화학공학소재연구정보센터
Journal of the American Chemical Society, Vol.132, No.28, 9774-9781, 2010
Designing Green Oxidation Catalysts for Purifying Environmental Waters
We describe the synthesis, characterization, aqueous behavior, and catalytic activity of a new generation of Fe-III-TAML (tetraamido macrocycle ligand) activators of peroxides (2), variants of [Fe{(OC)(2)(o,o'-NC6H4NCO)(2)CMe2}(OH2)(-)] (2d), which have been designed to be especially suitable for purifying water of recalcitrant oxidizable pollutants. Activation of H2O2 by 2 (k(I)) as a function of pH was analyzed via kinetic studies of Orange II bleaching. This was compared with the known behavior of the first generation of Fe-III-TAMLs (1). Novel reactivity features impact the potential for oxidant activation for water purification by 2d and its aromatic ring-substituted dinitro (2e) and tetrachloro (2f) derivatives.

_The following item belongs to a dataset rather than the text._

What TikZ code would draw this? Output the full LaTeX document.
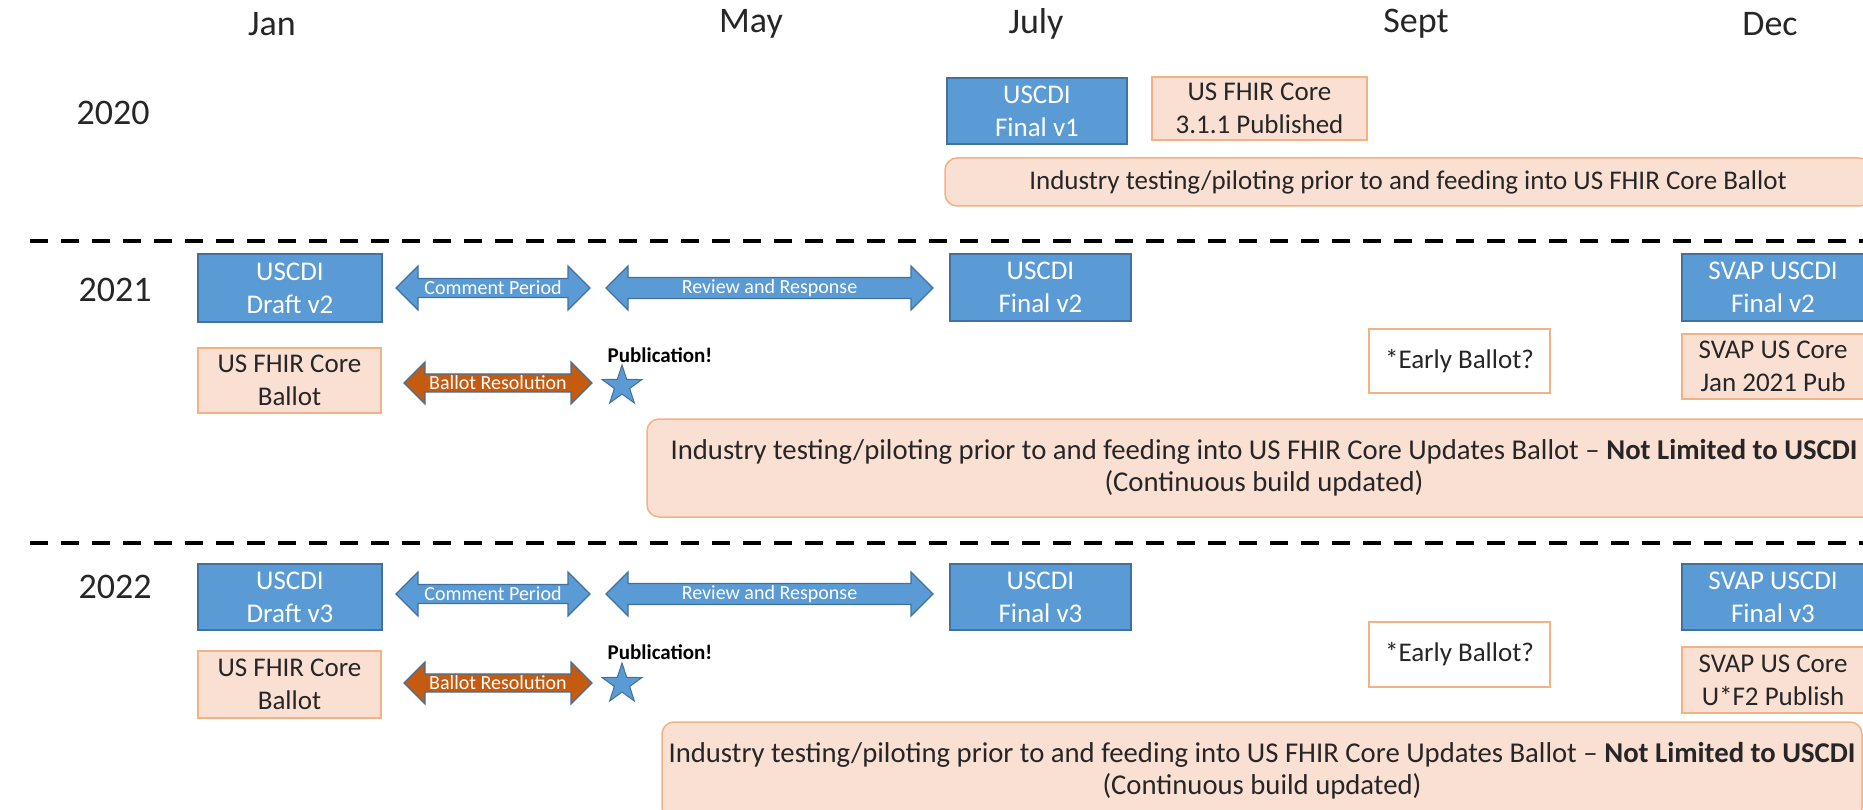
\documentclass[tikz,border=0pt]{standalone}
\usepackage{fontspec}
\setmainfont{Carlito}
\usetikzlibrary{shapes.arrows}
\usetikzlibrary{shapes.geometric}
\definecolor{uscdiblue}{HTML}{5B9BD5}
\definecolor{uscdiedge}{HTML}{41719C}
\definecolor{corefill}{HTML}{FADFD3}
\definecolor{coreedge}{HTML}{F4B183}
\definecolor{resolfill}{HTML}{C55A11}
\tikzset{
    base/.style =   {
                        rectangle, inner sep=0pt, align=center, line width=1.5pt,
                        font=\fontsize{27}{33}\selectfont
                    },
    uscdi_box/.style = {base, draw=uscdiedge, fill=uscdiblue, text=white},
    core_box/.style = {base, draw=coreedge, fill=corefill, text=black!85},
    early_box/.style = {core_box, fill=white},
    industry/.style = {core_box, rounded corners=12pt},
    industry_wide/.style = {industry, font=\fontsize{28.7}{32}\selectfont},
    period/.style = {
                        double arrow, double arrow head extend=10pt, double arrow tip angle=90,
                        draw=uscdiedge, fill=uscdiblue, line width=1.2pt, text=white,
                        inner sep=0pt, font=\fontsize{20}{24}\selectfont
                    },
    resolution/.style = {period, fill=resolfill},
    month/.style = {font=\fontsize{36}{43}\selectfont, text=black!85},
    milestone/.style = {star, star points=5, star point ratio=2.6, draw=uscdiedge,
                        fill=uscdiblue, line width=1pt, minimum size=42pt, inner sep=0pt},
    pub_label/.style = {font=\fontsize{21}{25}\selectfont\bfseries},
    year_sep/.style = {line width=4.5pt, dash pattern=on 18pt off 13pt}
}

\begin{document}
\begin{tikzpicture}[x=1pt, y=-1pt]
    \useasboundingbox (0,0) rectangle (1863,810);
    \clip (0,0) rectangle (1863,810);

    % months
    \node (jan)  [month] at (272,24)  {Jan};
    \node (may)  [month] at (751,24)  {May};
    \node (july) [month] at (1036,24) {July};
    \node (sept) [month] at (1416,24) {Sept};
    \node (dec)  [month] at (1770,24) {Dec};

    % 2020
    \node (y2020)     [month] at (113,113) {2020};
    \node (final_v1)  [uscdi_box, minimum width=180pt, minimum height=66pt] at (1037,111) {USCDI\\Final v1};
    \node (core_311)  [core_box, minimum width=215pt, minimum height=63pt] at (1259.5,108.5) {US FHIR Core\\3.1.1 Published};
    \node (ind_2020)  [industry, minimum width=926pt, minimum height=48pt] at (1408,182) {Industry testing/piloting prior to and feeding into US FHIR Core Ballot};

    \coordinate (sep1_l) at (30,241);
    \coordinate (sep1_r) at (1880,241);
    \draw[year_sep] (sep1_l) -- (sep1_r);

    % 2021
    \node (y2021)      [month] at (115,290) {2021};
    \node (draft_v2)   [uscdi_box, minimum width=184pt, minimum height=68pt] at (290,288) {USCDI\\Draft v2};
    \node (comment_v2) [period, minimum height=194pt, minimum width=44pt] at (493,288) {Comment Period};
    \node (review_v2)  [period, minimum height=327pt, minimum width=44pt] at (769.5,288) {Review and Response};
    \node (final_v2)   [uscdi_box, minimum width=181pt, minimum height=67pt] at (1040.5,287.5) {USCDI\\Final v2};
    \node (svap_v2)    [uscdi_box, minimum width=182pt, minimum height=67pt] at (1773,287.5) {SVAP USCDI\\Final v2};
    \node (ballot_v2)  [core_box, minimum width=183pt, minimum height=65pt] at (289.5,380.5) {US FHIR Core\\Ballot};
    \node (resol_v2)   [resolution, minimum height=188pt, minimum width=42pt] at (498,383) {Ballot Resolution};
    \node (star_v2)    [milestone] at (622,386) {};
    \node (pub_v2)     [pub_label] at (660,355) {Publication!};
    \node (early_v2)   [early_box, minimum width=181pt, minimum height=64pt] at (1459.5,361) {*Early Ballot?};
    \node (svapcore_v2)[core_box, minimum width=182pt, minimum height=65pt] at (1773,366.5) {SVAP US Core\\Jan 2021 Pub};
    \node (ind_2021)   [industry_wide, minimum width=1234pt, minimum height=98pt] at (1264,468) {Industry testing/piloting prior to and feeding into US FHIR Core Updates Ballot -- \textbf{Not Limited to USCDI}\\(Continuous build updated)};

    \coordinate (sep2_l) at (30,543);
    \coordinate (sep2_r) at (1880,543);
    \draw[year_sep] (sep2_l) -- (sep2_r);

    % 2022
    \node (y2022)      [month] at (115,587) {2022};
    \node (draft_v3)   [uscdi_box, minimum width=184pt, minimum height=66pt] at (290,597) {USCDI\\Draft v3};
    \node (comment_v3) [period, minimum height=194pt, minimum width=44pt] at (493,594) {Comment Period};
    \node (review_v3)  [period, minimum height=327pt, minimum width=44pt] at (769.5,594) {Review and Response};
    \node (final_v3)   [uscdi_box, minimum width=181pt, minimum height=66pt] at (1040.5,597) {USCDI\\Final v3};
    \node (svap_v3)    [uscdi_box, minimum width=182pt, minimum height=66pt] at (1773,597) {SVAP USCDI\\Final v3};
    \node (ballot_v3)  [core_box, minimum width=183pt, minimum height=67pt] at (289.5,684.5) {US FHIR Core\\Ballot};
    \node (resol_v3)   [resolution, minimum height=188pt, minimum width=42pt] at (498,683) {Ballot Resolution};
    \node (star_v3)    [milestone] at (622,684) {};
    \node (pub_v3)     [pub_label] at (660,652) {Publication!};
    \node (early_v3)   [early_box, minimum width=181pt, minimum height=65pt] at (1459.5,654.5) {*Early Ballot?};
    \node (svapcore_v3)[core_box, minimum width=182pt, minimum height=66pt] at (1773,680) {SVAP US Core\\U*F2 Publish};
    \node (ind_2022)   [industry_wide, minimum width=1200pt, minimum height=98pt] at (1262,771) {Industry testing/piloting prior to and feeding into US FHIR Core Updates Ballot -- \textbf{Not Limited to USCDI}\\(Continuous build updated)};
\end{tikzpicture}
\end{document}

Thus, the maximum activity for 2e occurs at pH 9, the closest yet to the EPA guidelines for drinking water (6.5-8.5), allowing 2e to rapidly activate H2O2 at pH 7.7. In water, 2e has two axial water ligands with pK(a)'s of 8.4 and 10.0 (25 degrees C). The former is the lowest for all Fe-III-TAMLs developed to date and is key to 2e's exceptional catalytic activity in neutral and slightly basic solutions. Below pH 7, 2d was found to be quite sensitive to demetalation in phosphate buffers. This was overcome by iterative design to give 2e (hydrolysis rate 2d > 100 x 2e). Mechanistic studies highlight 2e's increased stability by establishing that to demetalate 2e at a comparable rate to which H2PO4- demetalates 2d, H3PO4 is required. A critical criterion for green catalysts for water purification is the avoidance of endocrine disruptors, which can impair aquatic life. Fe-III-TAMLs do not alter transcription mediated by mammalian thyroid, androgen, or estrogen hormone receptors, suggesting that 2 do not bind to the receptors and reducing concerns that the catalysts might have endocrine disrupting activity.